Today Pony got sic and, being the shiftless coward he is, blamed Helen for it.
Q What’s the difference in terms of the pressure the White House feels that it’s under to resolve the issues in North Korea and Iran, versus the pressure in 2002 during the State of the Union, when the President talked about the need to go to war in Iraq?
MR. SNOW: Well, what’s happened — I’m not sure that you feel pressure, except in the case of Iran [sic] you had a nation that had already spurned 17 separate United Nations resolutions, the United Nations Security Council voting 15-0 on a resolution, saying to Iran [sic], cooperate or face serious consequences. You had — I believe it was 72 votes in the United States Senate. So the point here is that —
Q Were you just talking about Iran, or Iraq?
MR. SNOW: Well, you were just asking about Iraq, right?
Q Yes. I thought you said, Iran. Okay.
MR. SNOW: You know, I may have screwed up. I meant Iraq. Helen has got me so befuddled today. (Laughter.) The point is that —
Q The resolutions never said, “war.”
MR. SNOW: Thank you. The point is that there had been longstanding diplomatic efforts to try to get Saddam Hussein to make good on his promises. We don’t want to go to war. I mean, that should be obvious to everybody. But on the other hand, it is also absolutely important for the North Koreans to stop engaging in this kind of provocative behavior, not only for their good, but for the good of their people.
What civil war?
Q A couple of questions on Iraq. A weekend of violence again that’s raised the specter of civil war there. Does the U.S. recognize this as a threat? And what, if anything, will they do, will the U.S. do to stop that trend?

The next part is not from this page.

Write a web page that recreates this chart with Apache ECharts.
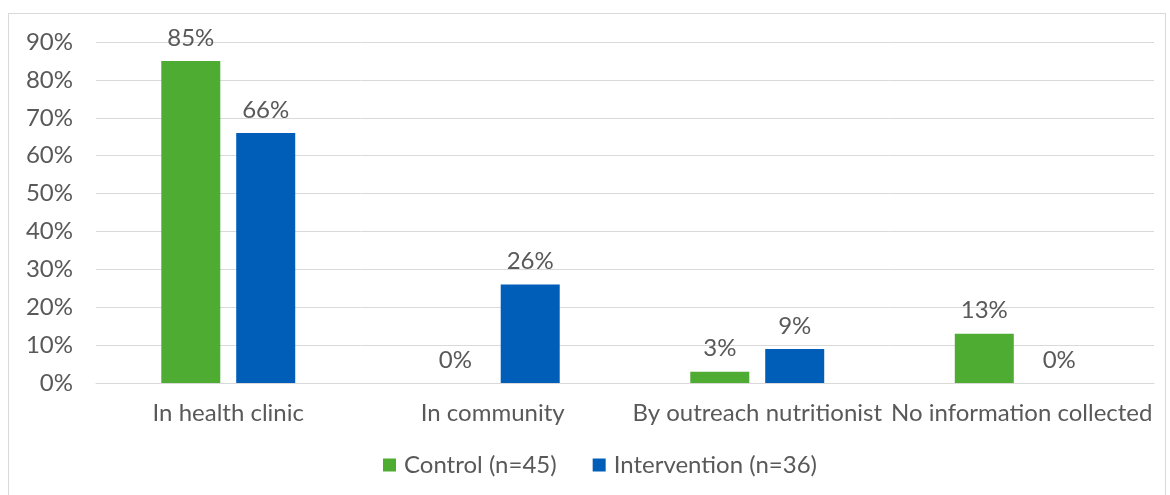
<!DOCTYPE html>
<html>
<head>
<meta charset="utf-8">
<script src="https://cdn.jsdelivr.net/npm/echarts@6/dist/echarts.min.js"></script>
<style>
  html, body { margin: 0; padding: 0; background: #fff; }
  #frame {
    position: absolute; left: 8px; top: 13px; width: 1158px; height: 500px;
    border: 1px solid #d9d9d9; box-sizing: border-box;
  }
  #main { position: absolute; left: 0; top: 0; width: 1170px; height: 495px; }
</style>
</head>
<body>
<div id="frame"></div>
<div id="main"></div>
<script>
// data
const categories = ['In health clinic', 'In community', 'By outreach nutritionist', 'No information collected'];
const controlVals = [85, 0, 3, 13];
const interventionVals = [66, 26, 9, 0];
const seriesNames = ['Control (n=45)', 'Intervention (n=36)'];

const txt = '#595959';
const font = 'Lato';
const fs = 24;

const chart = echarts.init(document.getElementById('main'));

function barSeries(name, data, color) {
  return {
    name: name,
    type: 'bar',
    data: data,
    barWidth: 59,
    barGap: '27%',
    itemStyle: { color: color },
    label: {
      show: true,
      position: 'top',
      distance: 11,
      formatter: '{c}%',
      color: txt,
      fontFamily: font,
      fontSize: fs
    }
  };
}

chart.setOption({
  animation: false,
  textStyle: { fontFamily: font },
  grid: { left: 96, right: 16, top: 42, bottom: 112, containLabel: false },
  legend: {
    bottom: 13,
    left: 378,
    itemWidth: 13,
    itemHeight: 13,
    itemGap: 36,
    icon: 'rect',
    textStyle: { color: txt, fontSize: fs, fontFamily: font, padding: [0, 0, 0, 3] },
    data: seriesNames
  },
  xAxis: {
    type: 'category',
    data: categories,
    axisLine: { lineStyle: { color: '#d9d9d9', width: 1 } },
    axisTick: { show: false },
    axisLabel: { color: txt, fontSize: fs, fontFamily: font, margin: 18, interval: 0 }
  },
  yAxis: {
    type: 'value',
    min: 0,
    max: 90,
    interval: 10,
    axisLine: { show: false },
    axisTick: { show: false },
    axisLabel: { color: txt, fontSize: fs, fontFamily: font, formatter: '{value}%', margin: 23 },
    splitLine: { lineStyle: { color: '#d9d9d9', width: 1 } }
  },
  series: [
    barSeries(seriesNames[0], controlVals, '#4eac33'),
    barSeries(seriesNames[1], interventionVals, '#005eb8')
  ]
});
</script>
</body>
</html>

MR. SNOW: Well, we went through this. This is a kind of a nice conventional wisdom story. But I’m — we’re still trying to figure out what the figures are over the weekend. There have been news stories that have gone from 11 to 50 in terms of the number of killings. It is obvious that there are people in Iraq who are trying to make the government fail, who do not want to see democracy succeed.
But I would also put you — direct you to comments made today by Major General Thomas Turner who gave an interview, pointed out that in a number of other places in Iraq, especially in the north, where you had similar concerns not so long ago, suddenly people are more worried about economic development than security.
They don’t do plans.
Q Can I just follow up on that? Is there a plan to move these [Guantanamo] detainees or do anything else with them, other than keep them in a holding pattern while Congress is deliberating?
MR. SNOW: Where would you move them?
Q I don’t know; I don’t know what your plan is.
Shout out to Les!
Q I don’t know if you saw Congressman Hoekstra’s comments over the weekend, but is the administration doing enough to brief Congress about secret programs?
MR. SNOW: You know, what’s interesting is, Congressman Hoekstra, in the same thing, said that he’s satisfied with the briefing now. I think there was a case in which the Congressman was unhappy about not being briefed. We have made it our view that they should always be briefed when appropriate, and there was a case where he thought that they should have been informed. And so, again, I think what you see — quite often there are conflicts between Capitol Hill and the White House, as you know, and we’ve been working with Congressman Hoekstra, and furthermore, again, reading deeper into his answers, he seems satisfied with the steps that subsequently have been taken.
Q Why did a whistle-blower have to finally alert them, and will he be tried for treason?
MR. SNOW: That’s almost a Lester question.